EXERCISE PROMPT: Output the data word for word, dropping every image.

DATA SEGMENT:
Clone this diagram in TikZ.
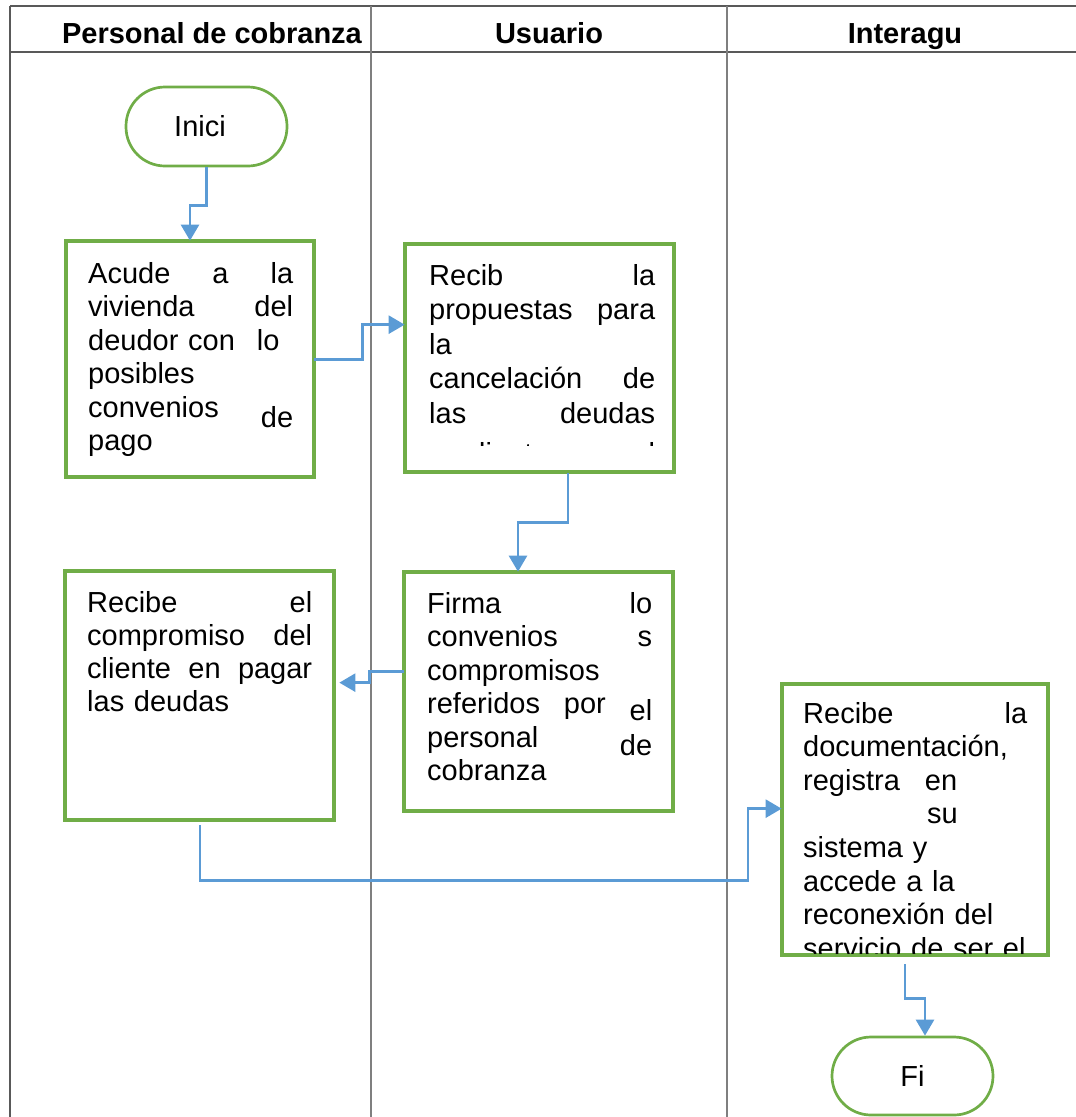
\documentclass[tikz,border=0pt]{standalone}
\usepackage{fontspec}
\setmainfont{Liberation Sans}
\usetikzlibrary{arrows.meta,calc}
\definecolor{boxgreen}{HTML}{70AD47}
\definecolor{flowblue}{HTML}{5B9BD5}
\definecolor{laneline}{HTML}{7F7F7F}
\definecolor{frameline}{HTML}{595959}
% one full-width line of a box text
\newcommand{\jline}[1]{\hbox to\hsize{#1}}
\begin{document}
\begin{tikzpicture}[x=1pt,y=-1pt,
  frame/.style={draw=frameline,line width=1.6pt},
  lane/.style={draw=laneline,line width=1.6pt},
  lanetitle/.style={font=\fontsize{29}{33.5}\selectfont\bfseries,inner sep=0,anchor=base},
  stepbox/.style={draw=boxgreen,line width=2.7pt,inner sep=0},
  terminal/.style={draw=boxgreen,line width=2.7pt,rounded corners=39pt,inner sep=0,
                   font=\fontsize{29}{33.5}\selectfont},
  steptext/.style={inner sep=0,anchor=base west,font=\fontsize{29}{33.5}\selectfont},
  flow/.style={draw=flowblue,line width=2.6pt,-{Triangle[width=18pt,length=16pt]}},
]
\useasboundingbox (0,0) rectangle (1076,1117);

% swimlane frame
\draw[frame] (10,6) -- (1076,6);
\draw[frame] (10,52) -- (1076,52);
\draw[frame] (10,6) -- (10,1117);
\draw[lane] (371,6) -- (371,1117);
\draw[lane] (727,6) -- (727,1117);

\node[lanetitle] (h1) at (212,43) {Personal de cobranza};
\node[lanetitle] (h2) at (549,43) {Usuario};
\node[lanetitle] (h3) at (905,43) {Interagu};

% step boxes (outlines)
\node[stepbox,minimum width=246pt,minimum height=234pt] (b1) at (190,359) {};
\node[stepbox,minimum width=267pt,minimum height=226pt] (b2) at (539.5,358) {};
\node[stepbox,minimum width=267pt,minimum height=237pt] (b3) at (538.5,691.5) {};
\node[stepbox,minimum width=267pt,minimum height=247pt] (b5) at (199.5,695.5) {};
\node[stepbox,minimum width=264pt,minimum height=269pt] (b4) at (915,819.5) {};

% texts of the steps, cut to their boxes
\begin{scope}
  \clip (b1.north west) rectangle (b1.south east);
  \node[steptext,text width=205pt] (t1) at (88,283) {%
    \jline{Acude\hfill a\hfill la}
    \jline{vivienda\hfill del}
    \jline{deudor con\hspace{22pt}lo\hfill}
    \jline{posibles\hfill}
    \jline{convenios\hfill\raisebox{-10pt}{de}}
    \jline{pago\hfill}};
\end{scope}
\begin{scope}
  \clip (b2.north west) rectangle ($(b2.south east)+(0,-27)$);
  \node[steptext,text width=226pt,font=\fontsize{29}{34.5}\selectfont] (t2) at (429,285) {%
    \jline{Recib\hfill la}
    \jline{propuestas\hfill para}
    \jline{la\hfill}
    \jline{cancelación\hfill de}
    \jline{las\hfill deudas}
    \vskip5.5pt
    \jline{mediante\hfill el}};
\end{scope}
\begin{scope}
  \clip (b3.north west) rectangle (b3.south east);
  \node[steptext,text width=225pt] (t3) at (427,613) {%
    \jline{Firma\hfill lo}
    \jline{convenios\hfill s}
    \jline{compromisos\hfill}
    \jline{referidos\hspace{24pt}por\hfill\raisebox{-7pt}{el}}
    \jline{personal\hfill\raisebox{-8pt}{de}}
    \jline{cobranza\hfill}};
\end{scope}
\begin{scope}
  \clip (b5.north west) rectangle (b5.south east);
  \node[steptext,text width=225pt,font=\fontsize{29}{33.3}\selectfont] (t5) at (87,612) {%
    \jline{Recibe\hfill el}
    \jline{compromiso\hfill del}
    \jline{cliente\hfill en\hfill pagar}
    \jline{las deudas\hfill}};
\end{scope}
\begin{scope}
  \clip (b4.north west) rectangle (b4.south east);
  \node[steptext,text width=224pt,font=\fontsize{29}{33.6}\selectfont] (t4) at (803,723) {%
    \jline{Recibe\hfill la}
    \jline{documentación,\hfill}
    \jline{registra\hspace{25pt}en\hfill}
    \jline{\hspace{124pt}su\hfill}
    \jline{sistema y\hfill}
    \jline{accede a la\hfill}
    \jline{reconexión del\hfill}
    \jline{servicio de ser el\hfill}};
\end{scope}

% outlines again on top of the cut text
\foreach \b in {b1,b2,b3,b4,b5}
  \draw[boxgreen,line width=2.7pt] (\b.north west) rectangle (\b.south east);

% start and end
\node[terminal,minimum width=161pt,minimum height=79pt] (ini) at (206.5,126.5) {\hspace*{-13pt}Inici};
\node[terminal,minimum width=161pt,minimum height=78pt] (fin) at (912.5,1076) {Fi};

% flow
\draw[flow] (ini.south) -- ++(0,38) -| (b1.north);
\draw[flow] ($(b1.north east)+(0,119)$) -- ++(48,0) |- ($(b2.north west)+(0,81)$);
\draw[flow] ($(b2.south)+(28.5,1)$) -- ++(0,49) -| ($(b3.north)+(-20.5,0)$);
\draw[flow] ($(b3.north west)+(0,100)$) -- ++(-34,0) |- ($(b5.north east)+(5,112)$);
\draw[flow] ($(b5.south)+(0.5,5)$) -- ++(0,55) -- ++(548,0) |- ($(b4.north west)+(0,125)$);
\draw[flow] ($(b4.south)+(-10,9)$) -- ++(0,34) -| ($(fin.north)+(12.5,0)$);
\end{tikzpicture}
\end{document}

ANSWER BELOW:
Clone this diagram in TikZ.
\documentclass[tikz,border=0pt]{standalone}
\usepackage{fontspec}
\setmainfont{Liberation Sans}
\usetikzlibrary{arrows.meta,calc}
\definecolor{boxgreen}{HTML}{70AD47}
\definecolor{flowblue}{HTML}{5B9BD5}
\definecolor{laneline}{HTML}{7F7F7F}
\definecolor{frameline}{HTML}{595959}
% one full-width line of a box text
\newcommand{\jline}[1]{\hbox to\hsize{#1}}
\begin{document}
\begin{tikzpicture}[x=1pt,y=-1pt,
  frame/.style={draw=frameline,line width=1.6pt},
  lane/.style={draw=laneline,line width=1.6pt},
  lanetitle/.style={font=\fontsize{29}{33.5}\selectfont\bfseries,inner sep=0,anchor=base},
  stepbox/.style={draw=boxgreen,line width=2.7pt,inner sep=0},
  terminal/.style={draw=boxgreen,line width=2.7pt,rounded corners=39pt,inner sep=0,
                   font=\fontsize{29}{33.5}\selectfont},
  steptext/.style={inner sep=0,anchor=base west,font=\fontsize{29}{33.5}\selectfont},
  flow/.style={draw=flowblue,line width=2.6pt,-{Triangle[width=18pt,length=16pt]}},
]
\useasboundingbox (0,0) rectangle (1076,1117);

% swimlane frame
\draw[frame] (10,6) -- (1076,6);
\draw[frame] (10,52) -- (1076,52);
\draw[frame] (10,6) -- (10,1117);
\draw[lane] (371,6) -- (371,1117);
\draw[lane] (727,6) -- (727,1117);

\node[lanetitle] (h1) at (212,43) {Personal de cobranza};
\node[lanetitle] (h2) at (549,43) {Usuario};
\node[lanetitle] (h3) at (905,43) {Interagu};

% step boxes (outlines)
\node[stepbox,minimum width=246pt,minimum height=234pt] (b1) at (190,359) {};
\node[stepbox,minimum width=267pt,minimum height=226pt] (b2) at (539.5,358) {};
\node[stepbox,minimum width=267pt,minimum height=237pt] (b3) at (538.5,691.5) {};
\node[stepbox,minimum width=267pt,minimum height=247pt] (b5) at (199.5,695.5) {};
\node[stepbox,minimum width=264pt,minimum height=269pt] (b4) at (915,819.5) {};

% texts of the steps, cut to their boxes
\begin{scope}
  \clip (b1.north west) rectangle (b1.south east);
  \node[steptext,text width=205pt] (t1) at (88,283) {%
    \jline{Acude\hfill a\hfill la}
    \jline{vivienda\hfill del}
    \jline{deudor con\hspace{22pt}lo\hfill}
    \jline{posibles\hfill}
    \jline{convenios\hfill\raisebox{-10pt}{de}}
    \jline{pago\hfill}};
\end{scope}
\begin{scope}
  \clip (b2.north west) rectangle ($(b2.south east)+(0,-27)$);
  \node[steptext,text width=226pt,font=\fontsize{29}{34.5}\selectfont] (t2) at (429,285) {%
    \jline{Recib\hfill la}
    \jline{propuestas\hfill para}
    \jline{la\hfill}
    \jline{cancelación\hfill de}
    \jline{las\hfill deudas}
    \vskip5.5pt
    \jline{mediante\hfill el}};
\end{scope}
\begin{scope}
  \clip (b3.north west) rectangle (b3.south east);
  \node[steptext,text width=225pt] (t3) at (427,613) {%
    \jline{Firma\hfill lo}
    \jline{convenios\hfill s}
    \jline{compromisos\hfill}
    \jline{referidos\hspace{24pt}por\hfill\raisebox{-7pt}{el}}
    \jline{personal\hfill\raisebox{-8pt}{de}}
    \jline{cobranza\hfill}};
\end{scope}
\begin{scope}
  \clip (b5.north west) rectangle (b5.south east);
  \node[steptext,text width=225pt,font=\fontsize{29}{33.3}\selectfont] (t5) at (87,612) {%
    \jline{Recibe\hfill el}
    \jline{compromiso\hfill del}
    \jline{cliente\hfill en\hfill pagar}
    \jline{las deudas\hfill}};
\end{scope}
\begin{scope}
  \clip (b4.north west) rectangle (b4.south east);
  \node[steptext,text width=224pt,font=\fontsize{29}{33.6}\selectfont] (t4) at (803,723) {%
    \jline{Recibe\hfill la}
    \jline{documentación,\hfill}
    \jline{registra\hspace{25pt}en\hfill}
    \jline{\hspace{124pt}su\hfill}
    \jline{sistema y\hfill}
    \jline{accede a la\hfill}
    \jline{reconexión del\hfill}
    \jline{servicio de ser el\hfill}};
\end{scope}

% outlines again on top of the cut text
\foreach \b in {b1,b2,b3,b4,b5}
  \draw[boxgreen,line width=2.7pt] (\b.north west) rectangle (\b.south east);

% start and end
\node[terminal,minimum width=161pt,minimum height=79pt] (ini) at (206.5,126.5) {\hspace*{-13pt}Inici};
\node[terminal,minimum width=161pt,minimum height=78pt] (fin) at (912.5,1076) {Fi};

% flow
\draw[flow] (ini.south) -- ++(0,38) -| (b1.north);
\draw[flow] ($(b1.north east)+(0,119)$) -- ++(48,0) |- ($(b2.north west)+(0,81)$);
\draw[flow] ($(b2.south)+(28.5,1)$) -- ++(0,49) -| ($(b3.north)+(-20.5,0)$);
\draw[flow] ($(b3.north west)+(0,100)$) -- ++(-34,0) |- ($(b5.north east)+(5,112)$);
\draw[flow] ($(b5.south)+(0.5,5)$) -- ++(0,55) -- ++(548,0) |- ($(b4.north west)+(0,125)$);
\draw[flow] ($(b4.south)+(-10,9)$) -- ++(0,34) -| ($(fin.north)+(12.5,0)$);
\end{tikzpicture}
\end{document}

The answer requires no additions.